Als Mädchen hat man Glück, überhaupt so weit zu kommen: Teenager-Schwangerschaften gehören zum Alltag. Aber auch sonst hat niemand die Mittel, für Ausbildung oder Studium zu bezahlen; Miete, Essen und Transport sind zu teuer. Die meisten bleiben einfach da. Oder ziehen in ein Slum am Rande von Großstädten wie Durban, um dort einen Job zu ergattern. Die soziale Leiter hinauf, in Richtung Mittelschicht, erklimmen die Wenigsten – das Gros der Leute kämpft ums Überleben. Ganze Clans leben von staatlicher Unterstützung: Die Grannies bekommen meist eine kleine Sozialrente, auch Kindergeld, Waisenrente, Sozialhilfe und Arbeitslosenunterstützung gibt es. Allerdings alles auf niedrigstem Niveau. Die Armen bleiben in der Regel arm. Zum Leben haben sie zu wenig, zum Sterben zu viel.
Am Monatsersten wird die Armut sichtbar
Am Monatsersten wird das alles sichtbar: Eshowe quillt über vor Menschen, die aus dem Umland anreisen, um ihre staatliche Renten abzuholen. Vor Geldautomaten bilden sich Schlangen von hunderten Metern, quer durch die Stadt – ein trauriges Zeugnis der Ungleichheit. Teilweise warteten die Menschen den kompletten Tag, um ihr spärlich gefülltes Konto zu plündern. In Supermärkten herrscht Hochbetrieb, auch liquor shops verzeichnen Rekordeinnahmen. Den Luxus, Geld zu sparen, kann sich niemand leisten – es gibt immer Familie, Freunde, Nachbarn, die Unterstützung brauchen. Die afrikanische ubuntu-Kultur (etwa: Jeder ist Teil eines Ganzen) zwingt viele Südafrikaner, nicht nur sich selbst, sondern auch die Menschen um einen herum zu versorgen. Leans Nanny zum Beispiel gibt die Hälfte ihres Lohns ab, um die Ausbildung ihres Bruders zu bezahlen. Außer ihrer Mutter ist sie die Einzige, die Arbeit hat.

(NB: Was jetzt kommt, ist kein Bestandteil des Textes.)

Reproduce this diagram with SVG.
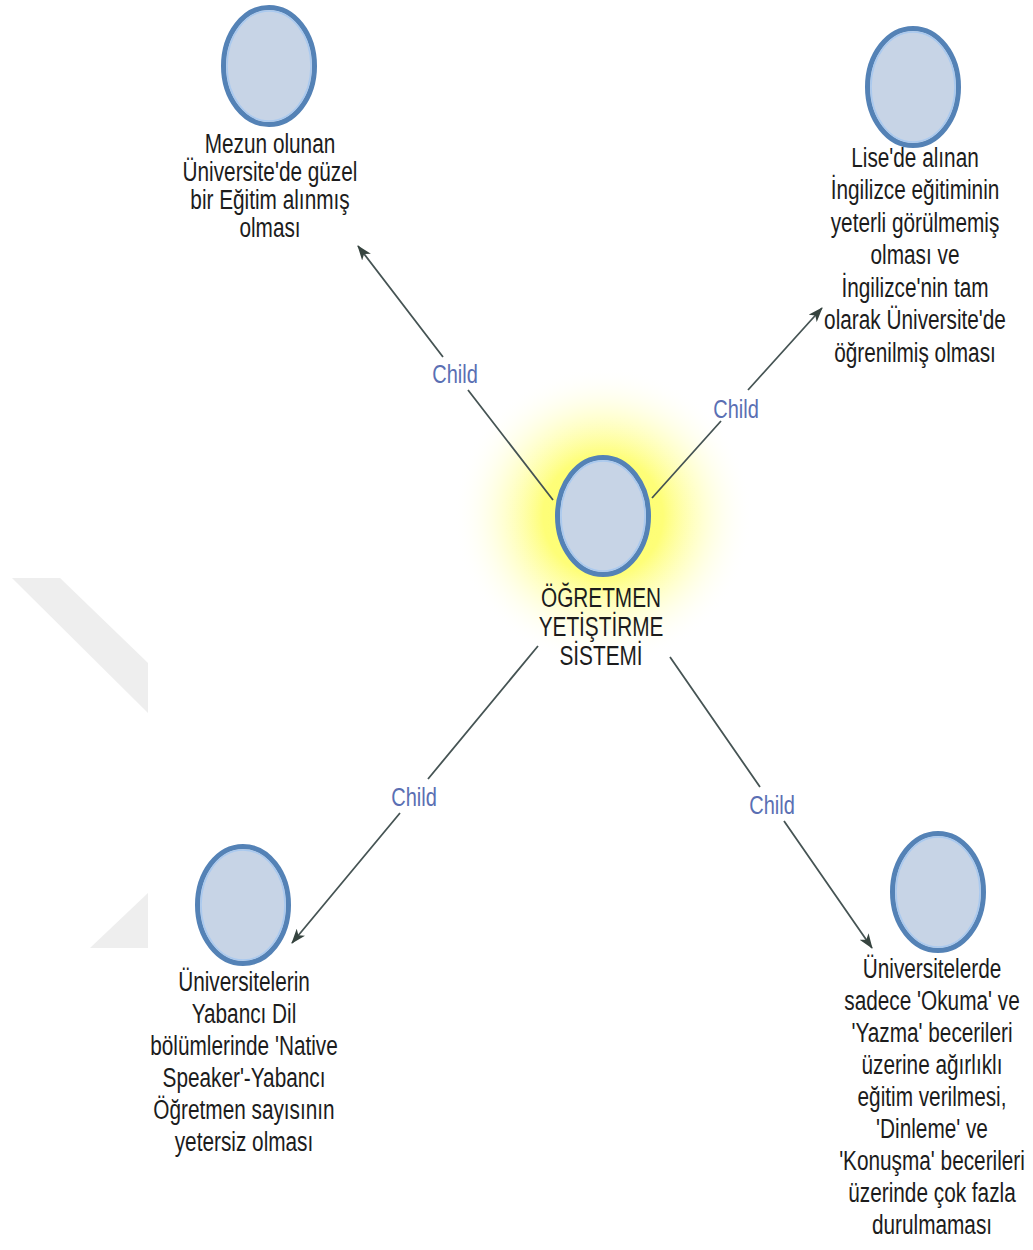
<svg xmlns="http://www.w3.org/2000/svg" width="1033" height="1250" viewBox="0 0 1033 1250">
  <defs>
    <radialGradient id="glow" cx="603" cy="516" r="150" gradientUnits="userSpaceOnUse">
      <stop offset="0" stop-color="#fdfd6a"/>
      <stop offset="0.4" stop-color="#fefe78"/>
      <stop offset="0.68" stop-color="#ffffbc" stop-opacity="0.6"/>
      <stop offset="1" stop-color="#ffffff" stop-opacity="0"/>
    </radialGradient>
    <marker id="arrow" viewBox="0 0 15 11" refX="14" refY="5.5" markerWidth="15" markerHeight="11" markerUnits="userSpaceOnUse" orient="auto">
      <path d="M0,0 L15,5.5 L0,11 L4,5.5 z" fill="#36443f"/>
    </marker>
    <style>
      .bg { fill: #ffffff; }
      .mark { fill: #eeeeee; }
      .node-shape { fill: #c7d4e6; stroke: #5482b6; stroke-width: 5; }
      .node-inner { fill: none; stroke: #a9c9ef; stroke-width: 1.5; }
      .label { font-family: "Liberation Sans", Arial, sans-serif; font-size: 27px; fill: #1c1c1c; text-anchor: middle; }
      .edge { fill: none; stroke: #465454; stroke-width: 1.8; }
      .edge-label { font-family: "Liberation Sans", Arial, sans-serif; font-size: 25px; fill: #5a6fb3; text-anchor: middle; }
    </style>
  </defs>

  <rect class="bg" x="0" y="0" width="1033" height="1250"/>

  <!-- faint background mark on the left -->
  <polygon class="mark" points="12,578 60,578 148,663 148,713"/>
  <polygon class="mark" points="148,893 148,948 90,948"/>

  <!-- highlight around the root node -->
  <circle cx="603" cy="516" r="150" fill="url(#glow)"/>

  <g id="connectors">
    <path class="edge" d="M553,500 L468,390 M443,357 L358,246" marker-end="url(#arrow)"/>
    <path class="edge" d="M652,498 L721,421 M748,390 L822,308" marker-end="url(#arrow)"/>
    <path class="edge" d="M538,646 L428,779 M400,813 L292,943" marker-end="url(#arrow)"/>
    <path class="edge" d="M670,657 L760,787 M784,821 L872,948" marker-end="url(#arrow)"/>
    <g transform="translate(455,0) scale(0.8,1)"><text class="edge-label" x="0" y="383">Child</text></g>
    <g transform="translate(736,0) scale(0.8,1)"><text class="edge-label" x="0" y="418">Child</text></g>
    <g transform="translate(414,0) scale(0.8,1)"><text class="edge-label" x="0" y="806">Child</text></g>
    <g transform="translate(772,0) scale(0.8,1)"><text class="edge-label" x="0" y="814">Child</text></g>
  </g>

  <g id="node-root">
    <ellipse class="node-shape" cx="603" cy="516" rx="45.5" ry="58.5"/>
    <ellipse class="node-inner" cx="603" cy="516" rx="42" ry="55"/>
    <g transform="translate(601,0) scale(0.77,1)">
      <text class="label" x="0" y="607">ÖĞRETMEN</text>
      <text class="label" x="0" y="636">YETİŞTİRME</text>
      <text class="label" x="0" y="665">SİSTEMİ</text>
    </g>
  </g>

  <g id="node-mezun">
    <ellipse class="node-shape" cx="269" cy="66" rx="45.5" ry="58.5"/>
    <ellipse class="node-inner" cx="269" cy="66" rx="42" ry="55"/>
    <g transform="translate(270,0) scale(0.77,1)">
      <text class="label" x="0" y="153">Mezun olunan</text>
      <text class="label" x="0" y="181">Üniversite'de güzel</text>
      <text class="label" x="0" y="209">bir Eğitim alınmış</text>
      <text class="label" x="0" y="237">olması</text>
    </g>
  </g>

  <g id="node-lise">
    <ellipse class="node-shape" cx="913" cy="87" rx="45.5" ry="58.5"/>
    <ellipse class="node-inner" cx="913" cy="87" rx="42" ry="55"/>
    <g transform="translate(915,0) scale(0.77,1)">
      <text class="label" x="0" y="167">Lise'de alınan</text>
      <text class="label" x="0" y="199">İngilizce eğitiminin</text>
      <text class="label" x="0" y="232">yeterli görülmemiş</text>
      <text class="label" x="0" y="264">olması ve</text>
      <text class="label" x="0" y="297">İngilizce'nin tam</text>
      <text class="label" x="0" y="329">olarak Üniversite'de</text>
      <text class="label" x="0" y="362">öğrenilmiş olması</text>
    </g>
  </g>

  <g id="node-native">
    <ellipse class="node-shape" cx="243" cy="905" rx="45.5" ry="58.5"/>
    <ellipse class="node-inner" cx="243" cy="905" rx="42" ry="55"/>
    <g transform="translate(244,0) scale(0.77,1)">
      <text class="label" x="0" y="991">Üniversitelerin</text>
      <text class="label" x="0" y="1023">Yabancı Dil</text>
      <text class="label" x="0" y="1055">bölümlerinde 'Native</text>
      <text class="label" x="0" y="1087">Speaker'-Yabancı</text>
      <text class="label" x="0" y="1119">Öğretmen sayısının</text>
      <text class="label" x="0" y="1151">yetersiz olması</text>
    </g>
  </g>

  <g id="node-beceri">
    <ellipse class="node-shape" cx="938" cy="892" rx="45.5" ry="58.5"/>
    <ellipse class="node-inner" cx="938" cy="892" rx="42" ry="55"/>
    <g transform="translate(932,0) scale(0.77,1)">
      <text class="label" x="0" y="978">Üniversitelerde</text>
      <text class="label" x="0" y="1010">sadece 'Okuma' ve</text>
      <text class="label" x="0" y="1042">'Yazma' becerileri</text>
      <text class="label" x="0" y="1074">üzerine ağırlıklı</text>
      <text class="label" x="0" y="1106">eğitim verilmesi,</text>
      <text class="label" x="0" y="1138">'Dinleme' ve</text>
      <text class="label" x="0" y="1170">'Konuşma' becerileri</text>
      <text class="label" x="0" y="1202">üzerinde çok fazla</text>
      <text class="label" x="0" y="1234">durulmaması</text>
    </g>
  </g>
</svg>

So stehen wir jeden Tag vor schwierigen Entscheidungen. Wen nehmen wir im Auto mit? Welche Familie, welche Bekannten unterstützen wir? Wie oft gibt man dem Jungen mit den zerrissenen Kleidern ein paar Münzen? Kauft man seine Lebensmittel auf der Strasse, um die Leute vom Land zu unterstützen? Manchmal ist es schwer, mit den Herausforderungen zwischen den Welten zu leben. Man stumpft ab gegen Bettler und Obdachlose, Parkplatzwächter und Autowäscher, die auf der Suche nach ein paar Münzen am liebsten bei Menschen mit weisser Haut die Hand aufhalten. Man muss es sogar, denn es ist nie genug. In Mbongolwane kennt uns inzwischen jeder, wir werden für unsere Arbeit geachtet und mit einem Lächeln begrüßt. Anderswo sind wir nur Menschen mit weißer Haut, die Geld haben. Dann ist es schwieriger.